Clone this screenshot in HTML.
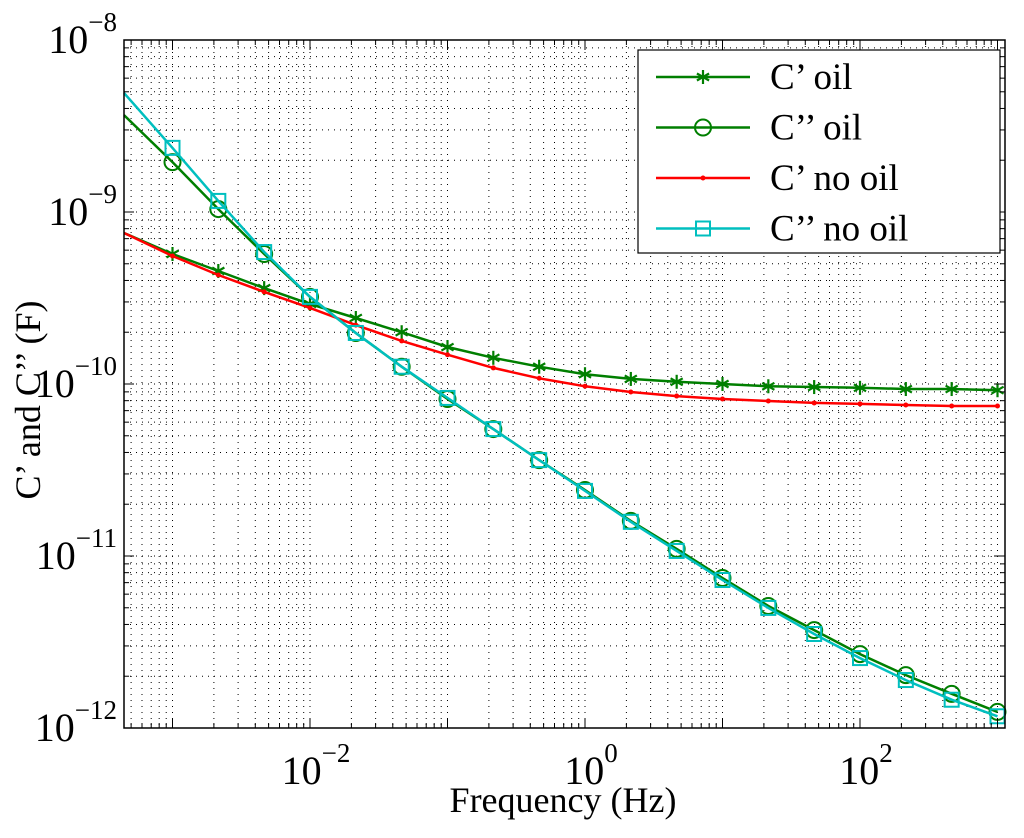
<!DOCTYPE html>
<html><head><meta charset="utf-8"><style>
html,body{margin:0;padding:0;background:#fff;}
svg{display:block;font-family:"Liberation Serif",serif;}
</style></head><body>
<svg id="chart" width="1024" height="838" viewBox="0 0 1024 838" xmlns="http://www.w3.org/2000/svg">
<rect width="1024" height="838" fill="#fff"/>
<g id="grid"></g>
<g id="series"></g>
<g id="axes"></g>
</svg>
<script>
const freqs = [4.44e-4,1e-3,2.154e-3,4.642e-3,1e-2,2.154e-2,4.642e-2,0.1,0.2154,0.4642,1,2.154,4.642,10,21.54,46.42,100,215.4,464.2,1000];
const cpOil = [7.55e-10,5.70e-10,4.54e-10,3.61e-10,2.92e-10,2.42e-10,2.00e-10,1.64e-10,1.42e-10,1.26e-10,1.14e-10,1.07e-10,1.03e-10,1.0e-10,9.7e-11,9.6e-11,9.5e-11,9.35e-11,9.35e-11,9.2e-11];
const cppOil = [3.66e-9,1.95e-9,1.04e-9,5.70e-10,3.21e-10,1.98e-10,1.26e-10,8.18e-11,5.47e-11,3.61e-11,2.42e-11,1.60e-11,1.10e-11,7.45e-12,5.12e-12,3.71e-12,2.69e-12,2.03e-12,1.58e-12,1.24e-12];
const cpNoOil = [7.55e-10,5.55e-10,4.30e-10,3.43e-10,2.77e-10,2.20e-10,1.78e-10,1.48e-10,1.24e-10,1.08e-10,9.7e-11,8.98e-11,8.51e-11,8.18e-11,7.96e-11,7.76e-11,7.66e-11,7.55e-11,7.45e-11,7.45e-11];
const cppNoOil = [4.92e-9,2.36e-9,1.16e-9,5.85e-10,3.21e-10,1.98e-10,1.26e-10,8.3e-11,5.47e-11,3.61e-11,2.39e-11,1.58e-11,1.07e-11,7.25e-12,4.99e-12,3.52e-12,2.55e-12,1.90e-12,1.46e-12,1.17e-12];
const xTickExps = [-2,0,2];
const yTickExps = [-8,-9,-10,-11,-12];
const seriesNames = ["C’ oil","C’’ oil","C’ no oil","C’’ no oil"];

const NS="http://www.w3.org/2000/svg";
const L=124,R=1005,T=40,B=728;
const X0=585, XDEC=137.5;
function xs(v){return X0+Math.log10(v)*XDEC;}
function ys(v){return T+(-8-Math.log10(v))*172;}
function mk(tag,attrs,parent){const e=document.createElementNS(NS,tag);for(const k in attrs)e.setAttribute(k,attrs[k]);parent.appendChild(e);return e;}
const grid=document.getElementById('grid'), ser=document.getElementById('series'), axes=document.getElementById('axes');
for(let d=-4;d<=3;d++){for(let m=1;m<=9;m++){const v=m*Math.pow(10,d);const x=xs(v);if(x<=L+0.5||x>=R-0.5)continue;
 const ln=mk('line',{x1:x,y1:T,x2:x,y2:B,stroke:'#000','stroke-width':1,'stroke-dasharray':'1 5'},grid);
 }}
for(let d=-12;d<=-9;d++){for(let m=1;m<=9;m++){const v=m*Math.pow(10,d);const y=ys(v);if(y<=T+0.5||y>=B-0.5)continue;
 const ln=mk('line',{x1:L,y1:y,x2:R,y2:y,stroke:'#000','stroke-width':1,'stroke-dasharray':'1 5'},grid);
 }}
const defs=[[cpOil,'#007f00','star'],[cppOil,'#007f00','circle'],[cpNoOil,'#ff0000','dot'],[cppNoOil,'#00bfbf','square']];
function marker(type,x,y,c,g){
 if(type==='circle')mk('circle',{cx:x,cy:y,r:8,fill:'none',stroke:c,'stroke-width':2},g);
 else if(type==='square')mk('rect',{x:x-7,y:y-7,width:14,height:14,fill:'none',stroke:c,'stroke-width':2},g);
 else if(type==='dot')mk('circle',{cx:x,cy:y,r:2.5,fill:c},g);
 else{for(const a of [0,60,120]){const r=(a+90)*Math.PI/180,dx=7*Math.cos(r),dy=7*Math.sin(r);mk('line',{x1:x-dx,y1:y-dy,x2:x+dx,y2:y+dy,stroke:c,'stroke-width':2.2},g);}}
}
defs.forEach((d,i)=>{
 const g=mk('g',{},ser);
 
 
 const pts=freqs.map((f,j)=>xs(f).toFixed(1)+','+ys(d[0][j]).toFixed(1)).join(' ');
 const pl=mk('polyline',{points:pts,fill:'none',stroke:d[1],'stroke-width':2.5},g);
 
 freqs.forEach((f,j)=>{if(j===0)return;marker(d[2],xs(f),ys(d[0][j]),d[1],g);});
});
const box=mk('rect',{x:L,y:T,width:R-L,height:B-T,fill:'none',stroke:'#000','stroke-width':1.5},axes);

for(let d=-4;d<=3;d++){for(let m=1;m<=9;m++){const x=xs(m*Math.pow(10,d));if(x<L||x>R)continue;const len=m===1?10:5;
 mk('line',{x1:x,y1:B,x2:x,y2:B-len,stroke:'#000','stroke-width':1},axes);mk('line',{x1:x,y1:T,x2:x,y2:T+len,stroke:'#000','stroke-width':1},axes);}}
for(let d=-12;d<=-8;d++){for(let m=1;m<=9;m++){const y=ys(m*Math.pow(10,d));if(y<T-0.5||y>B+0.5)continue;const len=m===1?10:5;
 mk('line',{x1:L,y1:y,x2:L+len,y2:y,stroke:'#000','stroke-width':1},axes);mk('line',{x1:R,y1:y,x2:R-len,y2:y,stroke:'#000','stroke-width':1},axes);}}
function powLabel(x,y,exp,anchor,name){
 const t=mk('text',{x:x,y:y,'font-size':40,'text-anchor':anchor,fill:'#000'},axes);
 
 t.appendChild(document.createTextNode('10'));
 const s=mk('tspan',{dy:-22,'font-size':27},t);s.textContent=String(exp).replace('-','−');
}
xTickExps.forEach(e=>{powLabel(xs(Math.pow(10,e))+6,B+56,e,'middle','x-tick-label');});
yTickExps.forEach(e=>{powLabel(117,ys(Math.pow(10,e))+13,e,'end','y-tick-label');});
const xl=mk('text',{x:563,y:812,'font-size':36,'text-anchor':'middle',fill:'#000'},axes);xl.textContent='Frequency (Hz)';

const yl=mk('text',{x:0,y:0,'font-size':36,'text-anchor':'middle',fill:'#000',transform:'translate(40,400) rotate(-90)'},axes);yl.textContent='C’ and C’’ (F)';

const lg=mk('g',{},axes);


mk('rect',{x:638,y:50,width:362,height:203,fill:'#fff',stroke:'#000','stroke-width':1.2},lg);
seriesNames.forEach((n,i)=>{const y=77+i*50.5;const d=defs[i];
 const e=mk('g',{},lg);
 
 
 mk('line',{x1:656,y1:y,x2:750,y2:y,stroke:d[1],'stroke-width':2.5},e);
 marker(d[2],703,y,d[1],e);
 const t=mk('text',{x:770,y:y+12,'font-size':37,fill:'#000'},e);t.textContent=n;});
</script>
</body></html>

PROBLEM DESCRIPTION -
Copy out all of the material exactly as written, without its pictures.

RESPONSE TO THE TASK -
Clone this screenshot in HTML.
<!DOCTYPE html>
<html><head><meta charset="utf-8"><style>
html,body{margin:0;padding:0;background:#fff;}
svg{display:block;font-family:"Liberation Serif",serif;}
</style></head><body>
<svg id="chart" width="1024" height="838" viewBox="0 0 1024 838" xmlns="http://www.w3.org/2000/svg">
<rect width="1024" height="838" fill="#fff"/>
<g id="grid"></g>
<g id="series"></g>
<g id="axes"></g>
</svg>
<script>
const freqs = [4.44e-4,1e-3,2.154e-3,4.642e-3,1e-2,2.154e-2,4.642e-2,0.1,0.2154,0.4642,1,2.154,4.642,10,21.54,46.42,100,215.4,464.2,1000];
const cpOil = [7.55e-10,5.70e-10,4.54e-10,3.61e-10,2.92e-10,2.42e-10,2.00e-10,1.64e-10,1.42e-10,1.26e-10,1.14e-10,1.07e-10,1.03e-10,1.0e-10,9.7e-11,9.6e-11,9.5e-11,9.35e-11,9.35e-11,9.2e-11];
const cppOil = [3.66e-9,1.95e-9,1.04e-9,5.70e-10,3.21e-10,1.98e-10,1.26e-10,8.18e-11,5.47e-11,3.61e-11,2.42e-11,1.60e-11,1.10e-11,7.45e-12,5.12e-12,3.71e-12,2.69e-12,2.03e-12,1.58e-12,1.24e-12];
const cpNoOil = [7.55e-10,5.55e-10,4.30e-10,3.43e-10,2.77e-10,2.20e-10,1.78e-10,1.48e-10,1.24e-10,1.08e-10,9.7e-11,8.98e-11,8.51e-11,8.18e-11,7.96e-11,7.76e-11,7.66e-11,7.55e-11,7.45e-11,7.45e-11];
const cppNoOil = [4.92e-9,2.36e-9,1.16e-9,5.85e-10,3.21e-10,1.98e-10,1.26e-10,8.3e-11,5.47e-11,3.61e-11,2.39e-11,1.58e-11,1.07e-11,7.25e-12,4.99e-12,3.52e-12,2.55e-12,1.90e-12,1.46e-12,1.17e-12];
const xTickExps = [-2,0,2];
const yTickExps = [-8,-9,-10,-11,-12];
const seriesNames = ["C’ oil","C’’ oil","C’ no oil","C’’ no oil"];

const NS="http://www.w3.org/2000/svg";
const L=124,R=1005,T=40,B=728;
const X0=585, XDEC=137.5;
function xs(v){return X0+Math.log10(v)*XDEC;}
function ys(v){return T+(-8-Math.log10(v))*172;}
function mk(tag,attrs,parent){const e=document.createElementNS(NS,tag);for(const k in attrs)e.setAttribute(k,attrs[k]);parent.appendChild(e);return e;}
const grid=document.getElementById('grid'), ser=document.getElementById('series'), axes=document.getElementById('axes');
for(let d=-4;d<=3;d++){for(let m=1;m<=9;m++){const v=m*Math.pow(10,d);const x=xs(v);if(x<=L+0.5||x>=R-0.5)continue;
 const ln=mk('line',{x1:x,y1:T,x2:x,y2:B,stroke:'#000','stroke-width':1,'stroke-dasharray':'1 5'},grid);
 }}
for(let d=-12;d<=-9;d++){for(let m=1;m<=9;m++){const v=m*Math.pow(10,d);const y=ys(v);if(y<=T+0.5||y>=B-0.5)continue;
 const ln=mk('line',{x1:L,y1:y,x2:R,y2:y,stroke:'#000','stroke-width':1,'stroke-dasharray':'1 5'},grid);
 }}
const defs=[[cpOil,'#007f00','star'],[cppOil,'#007f00','circle'],[cpNoOil,'#ff0000','dot'],[cppNoOil,'#00bfbf','square']];
function marker(type,x,y,c,g){
 if(type==='circle')mk('circle',{cx:x,cy:y,r:8,fill:'none',stroke:c,'stroke-width':2},g);
 else if(type==='square')mk('rect',{x:x-7,y:y-7,width:14,height:14,fill:'none',stroke:c,'stroke-width':2},g);
 else if(type==='dot')mk('circle',{cx:x,cy:y,r:2.5,fill:c},g);
 else{for(const a of [0,60,120]){const r=(a+90)*Math.PI/180,dx=7*Math.cos(r),dy=7*Math.sin(r);mk('line',{x1:x-dx,y1:y-dy,x2:x+dx,y2:y+dy,stroke:c,'stroke-width':2.2},g);}}
}
defs.forEach((d,i)=>{
 const g=mk('g',{},ser);
 
 
 const pts=freqs.map((f,j)=>xs(f).toFixed(1)+','+ys(d[0][j]).toFixed(1)).join(' ');
 const pl=mk('polyline',{points:pts,fill:'none',stroke:d[1],'stroke-width':2.5},g);
 
 freqs.forEach((f,j)=>{if(j===0)return;marker(d[2],xs(f),ys(d[0][j]),d[1],g);});
});
const box=mk('rect',{x:L,y:T,width:R-L,height:B-T,fill:'none',stroke:'#000','stroke-width':1.5},axes);

for(let d=-4;d<=3;d++){for(let m=1;m<=9;m++){const x=xs(m*Math.pow(10,d));if(x<L||x>R)continue;const len=m===1?10:5;
 mk('line',{x1:x,y1:B,x2:x,y2:B-len,stroke:'#000','stroke-width':1},axes);mk('line',{x1:x,y1:T,x2:x,y2:T+len,stroke:'#000','stroke-width':1},axes);}}
for(let d=-12;d<=-8;d++){for(let m=1;m<=9;m++){const y=ys(m*Math.pow(10,d));if(y<T-0.5||y>B+0.5)continue;const len=m===1?10:5;
 mk('line',{x1:L,y1:y,x2:L+len,y2:y,stroke:'#000','stroke-width':1},axes);mk('line',{x1:R,y1:y,x2:R-len,y2:y,stroke:'#000','stroke-width':1},axes);}}
function powLabel(x,y,exp,anchor,name){
 const t=mk('text',{x:x,y:y,'font-size':40,'text-anchor':anchor,fill:'#000'},axes);
 
 t.appendChild(document.createTextNode('10'));
 const s=mk('tspan',{dy:-22,'font-size':27},t);s.textContent=String(exp).replace('-','−');
}
xTickExps.forEach(e=>{powLabel(xs(Math.pow(10,e))+6,B+56,e,'middle','x-tick-label');});
yTickExps.forEach(e=>{powLabel(117,ys(Math.pow(10,e))+13,e,'end','y-tick-label');});
const xl=mk('text',{x:563,y:812,'font-size':36,'text-anchor':'middle',fill:'#000'},axes);xl.textContent='Frequency (Hz)';

const yl=mk('text',{x:0,y:0,'font-size':36,'text-anchor':'middle',fill:'#000',transform:'translate(40,400) rotate(-90)'},axes);yl.textContent='C’ and C’’ (F)';

const lg=mk('g',{},axes);


mk('rect',{x:638,y:50,width:362,height:203,fill:'#fff',stroke:'#000','stroke-width':1.2},lg);
seriesNames.forEach((n,i)=>{const y=77+i*50.5;const d=defs[i];
 const e=mk('g',{},lg);
 
 
 mk('line',{x1:656,y1:y,x2:750,y2:y,stroke:d[1],'stroke-width':2.5},e);
 marker(d[2],703,y,d[1],e);
 const t=mk('text',{x:770,y:y+12,'font-size':37,fill:'#000'},e);t.textContent=n;});
</script>
</body></html>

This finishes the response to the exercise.